Right now my life is at this really choice part where I have my balance of teaching and
working with kids and then also being a maker and making my own art.
And a lot of the kids that I work with have that same desire to work because I know what
it's like when you're working in your studio and you go into this state of flow.
You're just forgetting, you just forget where you are, you forget everything and you're
just completely absorbed in your work and it's so satisfying in this really amazing
way and I see that when the fly kids, when they're working, they'll come in and look
at all the supplies and they already can't hear me, can't see me and then they start
to work and they're super absorbed in what they're doing and then make something and
then they're like come out of that trance like oh and I so identify with that and I
love giving kids their first taste of that.
I think the fly week, I'm giving that to kids also, this amazing like falling away
of everything else and just being totally absorbed in your work because that's something
that they can do at home and a lot of the fly kids have workspaces in their houses now
and that they, the projects they work on, they bring home and keep working on much because
I'm much to the sugar in them.
I love, like sometimes the parents will email me pictures of the thing in the house still
and I love that.
I always wanted to be a professional artist only or working in the art field and I always
thought education is the side thing.
People were always like no, that's your thing, you're really good at working with kids and
you're really good at teaching and I think I'm finally making peace with that because
I quit teaching so many times and I just keep coming back to it.
I would teach like seven classes in a day, each 45 minutes just like back to back, lunch
back to back and so you'd have these really amazing, efficient projects.
I would have these efficient systems of greeting everyone and welcoming them and telling them
what to do and then someone would start to like make something really cool.
Maybe it was a bad time, like it was time for them to go or like they're getting something
out that like oh if you get that out then they're going to want it so you can't have
it.
I was just always having to shut people down from some awesome thing that they were making
and just like at night I would get home and I'd be like uh like that is the opposite.
So from taking a step out away from teaching and then looking at it with fresh eyes I realized
that if I started something like fly then that I could create that for kids in an alternative
way.
There's all these benchmarks and ways of documenting what is success in a child and
that it really is about limiting, limiting, limiting how they express themselves and then
when they're an adult trying to like open that up and like think outside the box after
like forcing them into this little box for 12 years.
Even though fly is an art center it's more about getting kids to think creatively and
to see themselves as people who can enact change and see themselves as people who can
take these same things.
We're all looking at the same things and you have to put it together in a new way.

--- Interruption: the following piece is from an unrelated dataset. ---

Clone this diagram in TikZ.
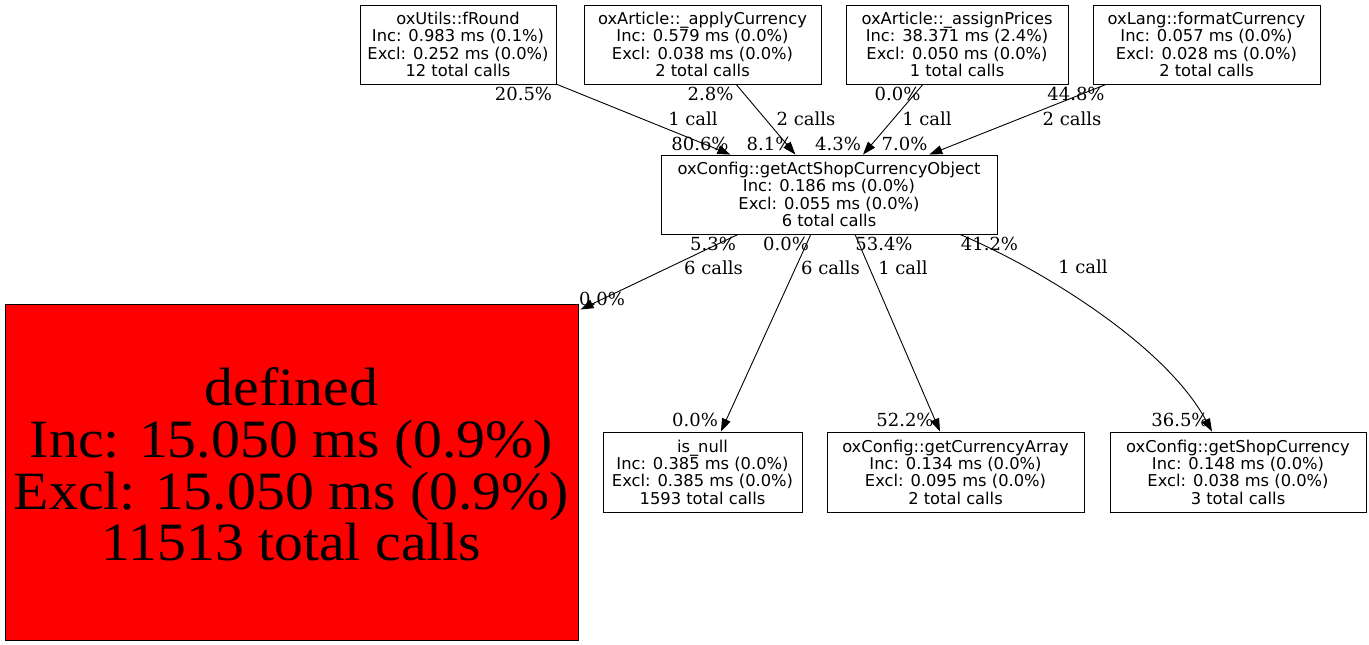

The ironic thing is that it's like so much easier at the same time like it's way easier
for me to not have to totally think through a project like step by step and help communicate
it to them and then make them replicate the thing that I have in my head and then get
someone excited about it like we're going to make this thing and I'm just like how
to do it and like you have to follow my directions.
It's hard to get kids excited about that because it's boring for them.
That's the one thing that kids always say to me they're like I thought you were going
to tell me what to do and that was awesome that you didn't tell me what to do.